Scott Hillier, Founder and President of ÉCU - The European Independent Film Festival
 
Scott Hillier is a director, cinematographer, and screenwriter, based in Paris, France. In the last 20 years, Hillier has gained international recognition from his strong and incredible cinematography, editing, writing, producing and directing portfolio in both the television and film industries.  
 
Scott began his career in the television industry in Australia. In 1988, he moved to London getting a job with the BBC who then set him to Baghdad. This opportunity led him to 10 years of traveling around world for the BBC, mainly in war zones like Somalia, Bosnia, Tchetcheynia, Kashmir, and Lebanon.

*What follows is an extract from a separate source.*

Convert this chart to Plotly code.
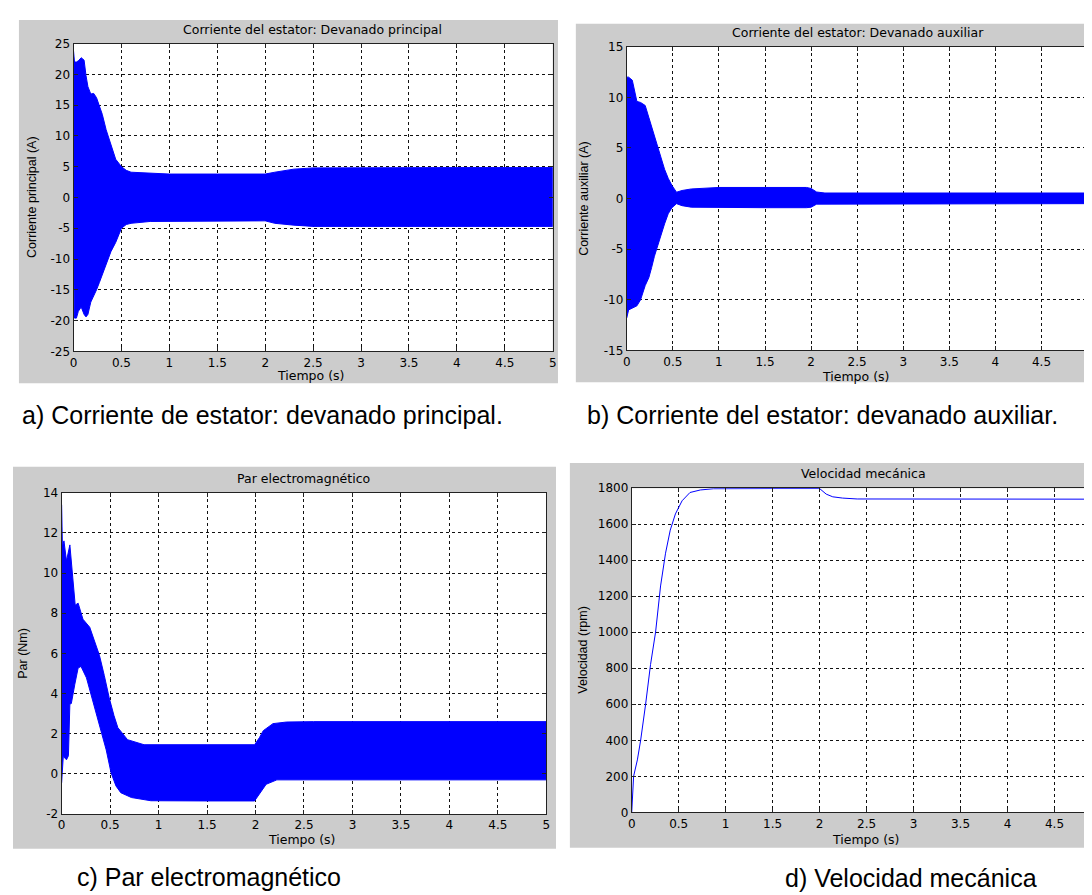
import plotly.graph_objects as go

W, H = 1092, 895

# ---------------- data ----------------
# a) main winding current: envelope of the oscillating signal
t_a = [0, 0.01, 0.03, 0.05, 0.08, 0.11, 0.13, 0.15, 0.18, 0.21, 0.24, 0.27, 0.30, 0.34,
       0.39, 0.44, 0.50, 0.55, 0.60, 0.80, 1.0, 1.5, 1.9, 2.0, 2.1, 2.2, 2.3, 2.5, 3.0, 4.0, 5.0]
upper_a = [23.8, 22.0, 22.0, 22.2, 22.7, 22.3, 19.8, 18.0, 16.8, 16.9, 16.2, 14.8, 13.5, 11.0,
           8.6, 6.2, 5.0, 4.4, 4.1, 3.9, 3.8, 3.8, 3.8, 3.8, 4.1, 4.4, 4.6, 4.8, 4.85, 4.85, 4.85]
lower_a = [-8.5, -19.6, -19.6, -18.5, -17.8, -19.0, -19.4, -19.0, -17.0, -15.9, -15.0, -13.8, -12.8, -11.0,
           -8.8, -7.3, -5.0, -4.4, -4.2, -3.9, -3.8, -3.8, -3.8, -3.8, -4.2, -4.4, -4.5, -4.7, -4.7, -4.7, -4.7]

# b) auxiliary winding current
t_b = [0, 0.02, 0.06, 0.11, 0.15, 0.20, 0.24, 0.27, 0.30, 0.34, 0.38, 0.41, 0.45, 0.49,
       0.54, 0.60, 0.70, 1.0, 1.5, 1.95, 2.0, 2.06, 2.15, 2.3, 3.0, 4.0, 5.0]
upper_b = [12.0, 12.0, 11.7, 9.6, 9.5, 9.2, 8.0, 7.1, 6.3, 5.2, 4.0, 2.9, 2.0, 1.3,
           0.63, 0.8, 0.95, 1.1, 1.1, 1.1, 1.0, 0.65, 0.55, 0.55, 0.55, 0.55, 0.55]
lower_b = [-11.8, -11.0, -10.8, -10.6, -10.0, -8.6, -7.8, -6.8, -5.7, -4.4, -3.4, -2.5, -1.5, -0.9,
           -0.5, -0.7, -0.85, -0.9, -0.9, -0.9, -0.85, -0.55, -0.5, -0.5, -0.5, -0.5, -0.5]

# c) electromagnetic torque
t_c_up = [0, 0.004, 0.008, 0.024, 0.05, 0.085, 0.11, 0.14, 0.17, 0.22, 0.29, 0.34, 0.39, 0.44,
          0.49, 0.54, 0.58, 0.68, 0.85, 1.5, 1.99, 2.04, 2.08, 2.18, 2.32, 2.6, 3.5, 5.0]
upper_c = [13.4, 12.5, 11.3, 11.6, 10.6, 11.4, 10.0, 8.4, 8.5, 7.7, 7.3, 6.6, 5.9, 4.9,
           3.8, 2.9, 2.3, 1.7, 1.45, 1.45, 1.45, 1.8, 2.15, 2.5, 2.58, 2.6, 2.6, 2.6]
t_c_low = [0, 0.017, 0.05, 0.07, 0.085, 0.10, 0.136, 0.17, 0.20, 0.256, 0.32, 0.39, 0.46, 0.51,
           0.56, 0.61, 0.72, 0.92, 1.5, 1.99, 2.03, 2.11, 2.22, 2.42, 3.0, 4.0, 5.0]
lower_c = [-0.45, 0.87, 0.7, 0.9, 3.48, 3.5, 4.46, 5.27, 5.35, 4.78, 3.64, 2.41, 1.19, 0.05,
           -0.6, -0.94, -1.18, -1.34, -1.35, -1.35, -1.1, -0.52, -0.3, -0.3, -0.3, -0.3, -0.3]

# d) mechanical speed
t_d = [0, 0.02, 0.06, 0.095, 0.148, 0.20, 0.254, 0.307, 0.36, 0.41, 0.465, 0.536, 0.62, 0.73,
       0.87, 1.0, 1.5, 2.0, 2.03, 2.07, 2.14, 2.245, 2.4, 3.0, 4.0, 5.0]
speed_d = [0, 200, 291, 400, 601, 820, 1001, 1257, 1439, 1567, 1657, 1730, 1776, 1790,
           1797, 1798, 1798, 1798, 1785, 1767, 1752, 1745, 1740, 1739, 1739, 1739]

x_ticks = [0, 0.5, 1, 1.5, 2, 2.5, 3, 3.5, 4, 4.5, 5]
x_ticklabels = ["0", "0.5", "1", "1.5", "2", "2.5", "3", "3.5", "4", "4.5", "5"]
y_ticks_a = [-25, -20, -15, -10, -5, 0, 5, 10, 15, 20, 25]
y_ticks_b = [-15, -10, -5, 0, 5, 10, 15]
y_ticks_c = [-2, 0, 2, 4, 6, 8, 10, 12, 14]
y_ticks_d = [0, 200, 400, 600, 800, 1000, 1200, 1400, 1600, 1800]

titles = ["Corriente del estator: Devanado principal",
          "Corriente del estator: Devanado auxiliar",
          "Par electromagnético",
          "Velocidad mecánica"]
ylabels = ["Corriente principal (A)", "Corriente auxiliar (A)", "Par (Nm)", "Velocidad (rpm)"]
xlabel = "Tiempo (s)"
captions = ["a) Corriente de estator: devanado principal.",
            "b) Corriente del estator: devanado auxiliar.",
            "c) Par electromagnético",
            "d) Velocidad mecánica"]

# ---------------- layout helpers (pixel geometry) ----------------
def px(x):
    return x / W

def py(y):
    return 1 - y / H

BLUE = "#0000ff"
GRAY = "#cccccc"
FONT = "DejaVu Sans"
CAPFONT = "Liberation Sans, Arial, sans-serif"

# plot area pixel boxes (left, top, right, bottom)
plots = [(62, 29, 544.7, 341.7), (619.3, 32.3, 1083.5, 340.7),
         (50, 485.3, 538.3, 811.7), (624.3, 480.7, 1092, 810)]
boxes = [(7, 5, 550, 374), (568, 9, 1092, 373), (1, 459, 548, 847), (562, 455, 1092, 846)]
title_pos = [(303, 15), (852, 18), (294, 471), (858, 466)]
ylab_pos = [(20, 185), (576, 186), (11, 648), (575, 645)]
xlab_pos = [(301, 366), (850, 367), (292, 838), (860, 838)]
cap_pos = [(8, 406), (577, 406), (63, 876), (777, 877)]
yranges = [[-25, 25], [-15, 15], [-2, 14], [0, 1800]]
yticks = [y_ticks_a, y_ticks_b, y_ticks_c, y_ticks_d]
x_d_max = 5 * (1092 - 624.3) / (1097.5 - 624.3)
xranges = [[0, 5], [0, 5], [0, 5], [0, x_d_max]]

fig = go.Figure()

def band(t_up, up, t_low, low, i):
    xs = list(t_up) + list(t_low)[::-1]
    ys = list(up) + list(low)[::-1]
    sfx = "" if i == 0 else str(i + 1)
    fig.add_trace(go.Scatter(x=xs, y=ys, mode="lines", fill="toself", fillcolor=BLUE,
                             line=dict(color=BLUE, width=1), xaxis="x" + sfx, yaxis="y" + sfx,
                             showlegend=False, hoverinfo="skip"))

band(t_a, upper_a, t_a, lower_a, 0)
band(t_b, upper_b, t_b, lower_b, 1)
band(t_c_up, upper_c, t_c_low, lower_c, 2)
fig.add_trace(go.Scatter(x=t_d, y=speed_d, mode="lines", line=dict(color=BLUE, width=1),
                         xaxis="x4", yaxis="y4", showlegend=False))

shapes = []
annotations = []
layout_axes = {}
for i in range(4):
    l, t, r, b = plots[i]
    bl, bt, br, bb = boxes[i]
    shapes.append(dict(type="rect", xref="paper", yref="paper", x0=px(bl), x1=px(br),
                       y0=py(bb), y1=py(bt), fillcolor=GRAY, line=dict(width=0), layer="below"))
    shapes.append(dict(type="rect", xref="paper", yref="paper", x0=px(l), x1=px(r),
                       y0=py(b), y1=py(t), fillcolor="white", line=dict(width=0), layer="below"))
    sfx = "" if i == 0 else str(i + 1)
    common = dict(showline=True, linecolor="#222222", linewidth=1, mirror="ticks",
                  ticks="inside", ticklen=4, tickcolor="#222222",
                  showgrid=True, gridcolor="#111111", gridwidth=1, griddash="3px,3px",
                  zeroline=False, tickfont=dict(family=FONT, size=12, color="black"),
                  fixedrange=True)
    layout_axes["xaxis" + sfx] = dict(domain=[px(l), px(r)], range=xranges[i],
                                      tickvals=x_ticks, ticktext=x_ticklabels,
                                      anchor="y" + sfx, **common)
    layout_axes["yaxis" + sfx] = dict(domain=[py(b), py(t)], range=yranges[i],
                                      tickvals=yticks[i], ticktext=[str(v) for v in yticks[i]],
                                      anchor="x" + sfx, **common)
    annotations.append(dict(text=titles[i], x=px(title_pos[i][0]), y=py(title_pos[i][1]),
                            xref="paper", yref="paper", showarrow=False,
                            xanchor="center", yanchor="middle",
                            font=dict(family=FONT, size=12.5, color="black")))
    annotations.append(dict(text=ylabels[i], x=px(ylab_pos[i][0]), y=py(ylab_pos[i][1]),
                            xref="paper", yref="paper", showarrow=False, textangle=-90,
                            xanchor="center", yanchor="middle",
                            font=dict(family=CAPFONT, size=12.5, color="black")))
    annotations.append(dict(text=xlabel, x=px(xlab_pos[i][0]), y=py(xlab_pos[i][1]),
                            xref="paper", yref="paper", showarrow=False,
                            xanchor="center", yanchor="middle",
                            font=dict(family=FONT, size=12.5, color="black")))
    annotations.append(dict(text=captions[i], x=px(cap_pos[i][0]), y=py(cap_pos[i][1]),
                            xref="paper", yref="paper", showarrow=False,
                            xanchor="left", yanchor="middle",
                            font=dict(family=CAPFONT, size=25, color="black")))

fig.update_layout(width=W, height=H, margin=dict(l=0, r=0, t=0, b=0),
                  paper_bgcolor="white", plot_bgcolor="white",
                  shapes=shapes, annotations=annotations, showlegend=False,
                  **layout_axes)

fig.write_html("out.html", config={"displayModeBar": False})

After a near fatal encounter with a Russian bomber in Tchechnyia, Hillier gave up his war coverage and began in a new direction. 
 

He moved to New York City in 1998.  He directed and photographed eight one-hour documentaries for National Geographic and The Discovery Channel. Based on his war knowledge and experience, Hillier wrote and directed a short film titled, “Behind the Eyes of War!" The film was awarded “Best Short Dramatic Film” at the New York Independent Film and TV Festival in 1999. From that he served as Supervising Producer and Director for the critically acclaimed CBS 42 part reality series, "The Bravest” in 2002 and wrote and directed a stage play called, "Deadman’s Mai l," which ran at Le Théâtre du Moulin de la Galette in Paris during the summer of 2004. He then became the Director of Photography on a documentary titled, “Twin Towers." This was yet another life changing experience for Hillier. The riveting documentary won an Academy Award for "Best Documentary Short Subject" in 2003. In 2004, Hillier changed continents again, spending three months in Ethiopia. He produced “Worlds Apart,” a pilot for ABC America / True Entertainment / Endemol. As you can see, Hillier was and is always in constant movement and enjoys working in a number of diverse creative areas including documentaries, music videos, commercials, feature and short films.

 
Scott studied film at New York University and The London Film and Television School. He also studied literary non-fiction writing at Columbia University. Hillier's regular clients include the BBC, Microsoft, ABC, PBS and National Geographic. Between filming assignments, he used to teach film, a Masters Degree course in Screenwriting at the Eicar International Film School in Paris, France and journalism at the Formation des Journalistes Français in Paris, France.